Two countries, two wins for IU students and our state
Once they had finally crossed the finish line of their dash through Canberra, Sydney and Tokyo, members of the delegation could take full stock of the successes that transpired during this trip. They included:
- Meetings with leading Sony executives to discuss how to further strengthen a successful IU-Sony relationship that, to date and under the direction of IU’s Media Digitization and Preservation Initiative, has resulted in the digital preservation of 250,000 priceless audio and video recordings at IU for future generations of scholars and students.

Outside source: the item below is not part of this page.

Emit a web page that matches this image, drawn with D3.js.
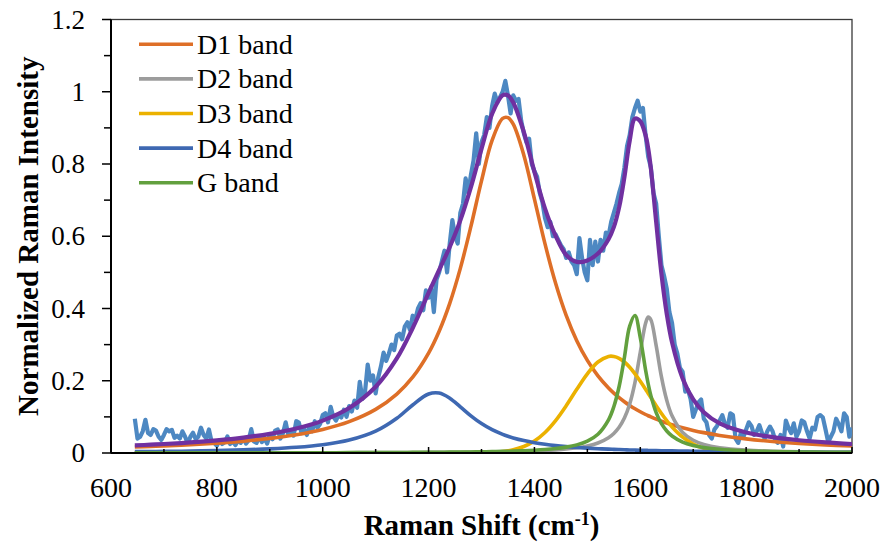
<!DOCTYPE html>
<html>
<head>
<meta charset="utf-8">
<script src="https://cdn.jsdelivr.net/npm/d3@7"></script>
<style>
	body { margin: 0; background: #fff; }
</style>
</head>
<body>
<div id="chart"></div>
<script>
// fitted band curves, sampled on a shared Raman shift grid (cm-1)
const shiftGrid = [645, 675, 700, 750, 800, 850, 900, 950, 1000, 1050,
	1100, 1140, 1170, 1200, 1220, 1240, 1260, 1280, 1300, 1320,
	1340, 1350, 1360, 1380, 1400, 1420, 1440, 1460, 1480, 1500,
	1520, 1540, 1550, 1560, 1570, 1580, 1590, 1600, 1610, 1615,
	1620, 1630, 1640, 1650, 1660, 1680, 1700, 1720, 1750, 1800,
	1850, 1900, 1950, 2000];
const d1Band = [.0168, .0183, .0197, .0230, .0273, .0329, .0404, .0506, .0652, .0868,
	.1207, .1631, .2098, .2766, .3371, .4143, .5111, .6272, .7534, .8652,
	.9263, .9284, .9102, .8244, .7029, .5788, .4699, .3811, .3110, .2563,
	.2135, .1799, .1657, .1531, .1418, .1316, .1224, .1141, .1066, .1031,
	.0998, .0936, .0879, .0827, .0780, .0696, .0625, .0564, .0487, .0390,
	.0319, .0266, .0225, .0192];
const d2Band = [.0003, .0003, .0003, .0004, .0004, .0005, .0005, .0006, .0007, .0009,
	.0010, .0012, .0014, .0016, .0017, .0019, .0022, .0024, .0027, .0031,
	.0036, .0038, .0041, .0049, .0058, .0070, .0087, .0110, .0143, .0194,
	.0276, .0423, .0541, .0711, .0966, .1357, .1956, .2790, .3593, .3765,
	.3689, .2971, .2106, .1458, .1031, .0570, .0353, .0238, .0147, .0079,
	.0050, .0034, .0024, .0019];
const d3Band = [0, 0, 0, 0, 0, 0, 0, 0, 0, 0,
	0, 0, 0, 0, 0, 0, .0001, .0003, .0007, .0018,
	.0042, .0062, .0090, .0180, .0333, .0569, .0898, .1309, .1763, .2192,
	.2519, .2673, .2673, .2621, .2519, .2373, .2192, .1985, .1763, .1648,
	.1534, .1309, .1095, .0898, .0722, .0440, .0247, .0128, .0042, .0004,
	0, 0, 0, 0];
const d4Band = [.0037, .0041, .0045, .0054, .0068, .0087, .0115, .0158, .0229, .0357,
	.0604, .0961, .1330, .1632, .1659, .1517, .1279, .1030, .0816, .0646,
	.0517, .0464, .0418, .0344, .0286, .0241, .0205, .0177, .0154, .0135,
	.0119, .0106, .0100, .0095, .0090, .0085, .0081, .0077, .0073, .0071,
	.0070, .0067, .0064, .0061, .0058, .0054, .0049, .0046, .0041, .0034,
	.0029, .0025, .0022, .0019];
const gBand = [.0003, .0003, .0004, .0004, .0004, .0005, .0006, .0007, .0008, .0010,
	.0012, .0014, .0016, .0018, .0020, .0023, .0026, .0029, .0033, .0038,
	.0045, .0049, .0053, .0063, .0077, .0096, .0123, .0163, .0225, .0329,
	.0520, .0918, .1281, .1841, .2645, .3512, .3805, .3190, .2296, .1910,
	.1588, .1117, .0811, .0609, .0471, .0303, .0210, .0153, .0103, .0061,
	.0040, .0028, .0021, .0016];
const fitSum = [.0211, .0230, .0249, .0292, .0349, .0426, .0530, .0677, .0896, .1244,
	.1833, .2618, .3458, .4432, .5067, .5702, .6439, .7358, .8417, .9385,
	.9903, .9897, .9704, .8880, .7783, .6764, .6012, .5480, .5290, .5330,
	.5520, .5919, .6252, .6799, .7638, .8643, .9258, .9183, .8791, .8425,
	.7879, .6400, .4955, .3853, .3062, .2063, .1484, .1129, .0820, .0568,
	.0438, .0353, .0292, .0246];

// measured spectrum, one reading every 5 cm-1 from 645 to 2000
const measuredShift = d3.range(645, 2001, 5);
const measured = [
	.095, .040, .045, .060, .092, .055, .050, .066, .062, .045,
	.036, .050, .066, .060, .064, .042, .048, .040, .060, .045,
	.026, .045, .056, .038, .045, .070, .050, .040, .065, .032,
	.028, .020, .035, .025, .030, .046, .025, .032, .022, .034,
	.028, .040, .026, .035, .066, .032, .028, .045, .030, .042,
	.026, .050, .038, .062, .065, .040, .055, .085, .050, .062,
	.048, .088, .084, .055, .065, .050, .075, .060, .088, .070,
	.080, .105, .110, .085, .128, .100, .090, .105, .098, .120,
	.100, .130, .115, .145, .125, .197, .150, .170, .245, .200,
	.215, .165, .210, .240, .278, .255, .275, .300, .285, .325,
	.330, .315, .350, .362, .340, .380, .370, .400, .415, .395,
	.450, .430, .460, .390, .480, .500, .530, .560, .500, .580,
	.645, .600, .580, .665, .690, .760, .720, .770, .810, .885,
	.800, .860, .880, .930, .900, .960, .995, .970, .985, 1.000,
	1.030, .990, .940, .990, .975, .980, .920, .885, .860, .870,
	.800, .780, .765, .720, .695, .650, .625, .640, .600, .605,
	.590, .575, .565, .540, .555, .530, .520, .495, .595, .540,
	.500, .478, .590, .520, .585, .530, .590, .560, .610, .600,
	.640, .665, .690, .720, .745, .790, .850, .880, .930, .955,
	.975, .945, .955, .880, .820, .790, .720, .690, .600, .520,
	.490, .455, .390, .360, .300, .275, .235, .225, .170, .175,
	.150, .100, .120, .140, .148, .095, .085, .050, .040, .065,
	.075, .090, .105, .080, .070, .110, .105, .040, .028, .055,
	.045, .065, .085, .075, .050, .060, .077, .055, .040, .060,
	.073, .060, .035, .028, .050, .018, .090, .070, .055, .082,
	.045, .060, .090, .085, .060, .040, .070, .065, .100, .105,
	.098, .065, .030, .045, .060, .095, .080, .060, .110, .100,
	.045, .070];

const legendNames = ['D1 band', 'D2 band', 'D3 band', 'D4 band', 'G band'];
const xTicks = [600, 800, 1000, 1200, 1400, 1600, 1800, 2000];
const yTickLabels = ['0', '0.2', '0.4', '0.6', '0.8', '1', '1.2'];

(() => {
	const width = 885;
	const height = 543;
	const plot = { left: 111, right: 852, top: 19.5, bottom: 453 };
	const serif = "'Liberation Serif', 'Times New Roman', Times, serif";

	const svg = d3.select('#chart').append('svg')
		.attr('width', width)
		.attr('height', height)
		.attr('font-family', serif);

	const x = d3.scaleLinear()
		.domain([600, 2000])
		.range([plot.left, plot.right]);
	const y = d3.scaleLinear()
		.domain([0, 1.2])
		.range([plot.bottom, plot.top]);

	svg.append('defs').append('clipPath')
		.attr('id', 'plot-clip')
		.append('rect')
			.attr('x', plot.left)
			.attr('y', plot.top)
			.attr('width', plot.right - plot.left)
			.attr('height', plot.bottom - plot.top);

	// plot border
	svg.append('rect')
		.attr('x', plot.left)
		.attr('y', plot.top)
		.attr('width', plot.right - plot.left)
		.attr('height', plot.bottom - plot.top)
		.attr('fill', 'none')
		.attr('stroke', '#3a3a3a')
		.attr('stroke-width', 1.3);

	const lines = svg.append('g')
		.attr('clip-path', 'url(#plot-clip)');

	// measured spectrum
	const spectrumLine = d3.line()
		.x((d, i) => x(measuredShift[i]))
		.y(d => y(d));
	lines.append('path')
		.datum(measured)
		.attr('d', spectrumLine)
		.attr('fill', 'none')
		.attr('stroke', '#4d88c2')
		.attr('stroke-width', 4.2)
		.attr('stroke-linejoin', 'round');

	// fitted bands
	const bandLine = d3.line()
		.curve(d3.curveCatmullRom)
		.x((d, i) => x(shiftGrid[i]))
		.y(d => y(d));
	const bands = [
		{ name: legendNames[0], values: d1Band, color: '#de6f27' },
		{ name: legendNames[1], values: d2Band, color: '#9c9c9c' },
		{ name: legendNames[2], values: d3Band, color: '#ebb100' },
		{ name: legendNames[3], values: d4Band, color: '#3e68b2' },
		{ name: legendNames[4], values: gBand, color: '#62a03e' }
	];
	lines.selectAll('.band')
		.data(bands)
		.enter().append('path')
			.attr('class', 'band')
			.attr('d', d => bandLine(d.values))
			.attr('fill', 'none')
			.attr('stroke', d => d.color)
			.attr('stroke-width', 3.6);

	lines.append('path')
		.datum(fitSum)
		.attr('d', bandLine)
		.attr('fill', 'none')
		.attr('stroke', '#7030a0')
		.attr('stroke-width', 4.2);

	// y axis
	const yAxisG = svg.append('g');
	yAxisG.selectAll('.y-tick')
		.data(d3.range(0, 13))
		.enter().append('line')
			.attr('x1', d => plot.left - (d % 2 === 0 ? 9 : 7))
			.attr('x2', plot.left)
			.attr('y1', d => y(d / 10))
			.attr('y2', d => y(d / 10))
			.attr('stroke', '#000')
			.attr('stroke-width', 1.5);
	yAxisG.selectAll('.y-label')
		.data(yTickLabels)
		.enter().append('text')
			.attr('x', 85)
			.attr('y', (d, i) => y(i * 0.2) + 9)
			.attr('text-anchor', 'end')
			.attr('font-size', 27)
			.text(d => d);
	yAxisG.append('line')
		.attr('x1', plot.left)
		.attr('x2', plot.left)
		.attr('y1', plot.top)
		.attr('y2', plot.bottom)
		.attr('stroke', '#000')
		.attr('stroke-width', 2);

	// x axis
	const xAxisG = svg.append('g');
	xAxisG.selectAll('.x-tick')
		.data(d3.range(600, 2001, 100))
		.enter().append('line')
			.attr('x1', d => x(d))
			.attr('x2', d => x(d))
			.attr('y1', plot.bottom)
			.attr('y2', d => plot.bottom - (d % 200 === 0 ? 6 : 4))
			.attr('stroke', '#000')
			.attr('stroke-width', 1.5);
	xAxisG.selectAll('.x-label')
		.data(xTicks)
		.enter().append('text')
			.attr('x', d => x(d))
			.attr('y', 497)
			.attr('text-anchor', 'middle')
			.attr('font-size', 28)
			.text(d => d);
	xAxisG.append('line')
		.attr('x1', plot.left)
		.attr('x2', plot.right)
		.attr('y1', plot.bottom)
		.attr('y2', plot.bottom)
		.attr('stroke', '#000')
		.attr('stroke-width', 2);

	// axis titles
	const xTitle = svg.append('text')
		.attr('x', (plot.left + plot.right) / 2)
		.attr('y', 535)
		.attr('text-anchor', 'middle')
		.attr('font-size', 29)
		.attr('font-weight', 'bold');
	xTitle.append('tspan').text('Raman Shift (cm');
	xTitle.append('tspan')
		.attr('dy', -10)
		.attr('font-size', 18)
		.text('-1');
	xTitle.append('tspan')
		.attr('dy', 10)
		.text(')');

	svg.append('text')
		.attr('transform', `translate(38, ${(plot.top + plot.bottom) / 2}) rotate(-90)`)
		.attr('text-anchor', 'middle')
		.attr('font-size', 29)
		.attr('font-weight', 'bold')
		.text('Normalized Raman Intensity');

	// legend
	const legendItems = svg.append('g').selectAll('.legend-item')
		.data(bands)
		.enter().append('g')
			.attr('class', 'legend-item')
			.attr('transform', (d, i) => `translate(139, ${44.3 + i * 34.6})`);
	legendItems.append('line')
		.attr('x1', 0)
		.attr('x2', 54)
		.attr('stroke', d => d.color)
		.attr('stroke-width', 3.6);
	legendItems.append('text')
		.attr('x', 58)
		.attr('y', 9.5)
		.attr('font-size', 28)
		.text(d => d.name);
})();
</script>
</body>
</html>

- A spirited performance of Ein Deutsches Requiem by Johannes Brahms, marking the 500-year anniversary of the Reformation, by two IU Jacobs School of Music alumni at the Tokyo Metropolitan Theatre.
- A successful meeting at the Japan Foundation, the country’s only institution dedicated to fostering cultural exchange programs throughout the world.

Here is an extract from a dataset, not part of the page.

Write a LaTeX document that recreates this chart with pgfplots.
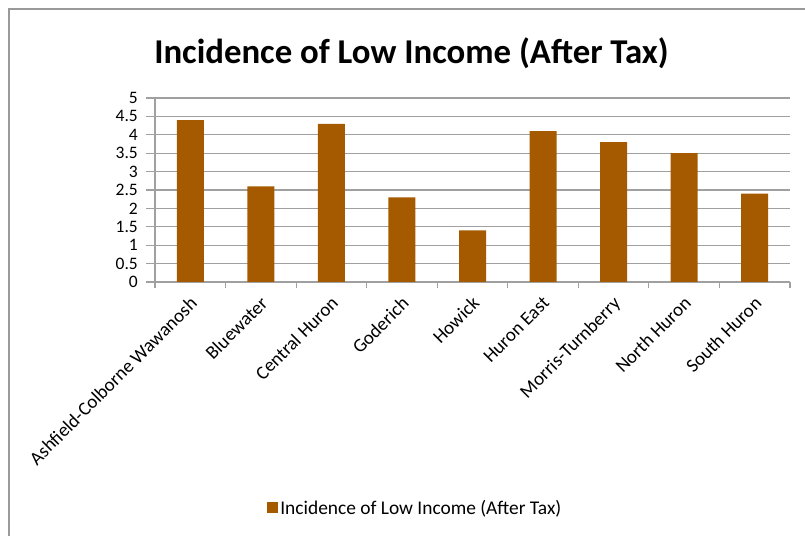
\documentclass[border=0pt]{standalone}
\usepackage{pgfplots}
\pgfplotsset{compat=1.18}
\usepackage{fontspec}
\setmainfont{Carlito}
\definecolor{barc}{HTML}{A65A00}
\definecolor{gridc}{HTML}{A0A0A0}
\definecolor{framec}{HTML}{9A9A9A}
\begin{document}
\begin{tikzpicture}
\useasboundingbox (0,0) rectangle (805bp,536bp);
\draw[framec, line width=1.6bp] (8.8bp,0) |- (805bp,527bp);
\node[font=\fontsize{34.8bp}{40bp}\selectfont\bfseries] at (411.5bp,483bp) {Incidence of Low Income (After Tax)};
\begin{axis}[
  at={(155bp,254bp)}, anchor=south west,
  scale only axis, width=635bp, height=184bp,
  xmin=-0.5, xmax=8.5, ymin=0, ymax=5,
  axis x line=bottom, axis y line=left,
  axis line style={-, gridc, line width=1.2bp},
  ytick={0,0.5,...,5},
  yticklabels={0,0.5,1,1.5,2,2.5,3,3.5,4,4.5,5},
  ymajorgrids, major grid style={gridc, line width=1.2bp},
  xtick={0,...,8},
  xticklabels={Ashfield-Colborne Wawanosh,Bluewater,Central Huron,Goderich,Howick,Huron East,Morris-Turnberry,North Huron,South Huron},
  minor xtick={-0.5,0.5,...,8.5},
  x tick label style={rotate=45, anchor=north east, font=\fontsize{19bp}{20bp}\selectfont, inner sep=1bp, xshift=-3bp, yshift=-1bp},
  y tick label style={font=\fontsize{17.5bp}{18bp}\selectfont, inner sep=1bp, xshift=-7bp},
  /pgf/number format/assume math mode=true,
  tick align=outside,
  major x tick style={draw=none},
  minor x tick style={gridc, line width=1.2bp},
  minor tick length=6bp,
  major tick length=9bp,
  y tick style={gridc, line width=1.2bp},
  legend style={at={(0.41,-1.228)}, anchor=center, draw=none, fill=none,
    font=\fontsize{19.4bp}{21bp}\selectfont, legend cell align=left},
  legend image code/.code={\fill[barc] (0bp,-5.5bp) rectangle (11bp,5.5bp);},
]
\addplot[ybar, bar width=27bp, fill=barc, draw=none] coordinates {
(0,4.4) (1,2.6) (2,4.3) (3,2.3) (4,1.4) (5,4.1) (6,3.8) (7,3.5) (8,2.4)};
\addlegendentry{Incidence of Low Income (After Tax)}
\end{axis}
\end{tikzpicture}
\end{document}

- A home-run celebration to honor IU’s Japan Alumni Chapter, IU’s oldest global alumni chapter, and two of the university’s most distinguished international graduates.
- A celebration of IU’s Australian alumni in Sydney who are contributing to an increasingly active chapter.
- Participation in the second annual Indiana University-Australian National University summit meeting, which included faculty from both institutions who discussed their work and possible future collaboration in such areas as art and design, business, cybersecurity, law, linguistics, public affairs and public health.
- A formal extension of IU’s longstanding partnership with ANU, which has generated exchanges of faculty, students and staff and supported collaborative research and scholarship led by the ANU-IU Pan-Asia Institute.
- Productive meetings with top government and education officials in Australia and Japan that set the stage for further relationship building.
Each of these activities reflected the depth, breadth and impact of IU’s ever-increasing engagement in this strategically important part of the world. Each also highlighted a university that, without question, is among our nation’s most international universities, with an alumni base that gets stronger each day as its members enthusiastically embrace their role as IU’s greatest global ambassadors.
And like the planning that went into designing the city of Canberra, there’s a method to IU’s internationalization efforts and, in particular, its strategic partnerships, which have been carefully calibrated to support students for whom an international experience has never been more vital and to address the needs of communities around our state that are increasingly impacted by foreign investment and activities around the world.
Thank you for following along, and see you back home in Indiana!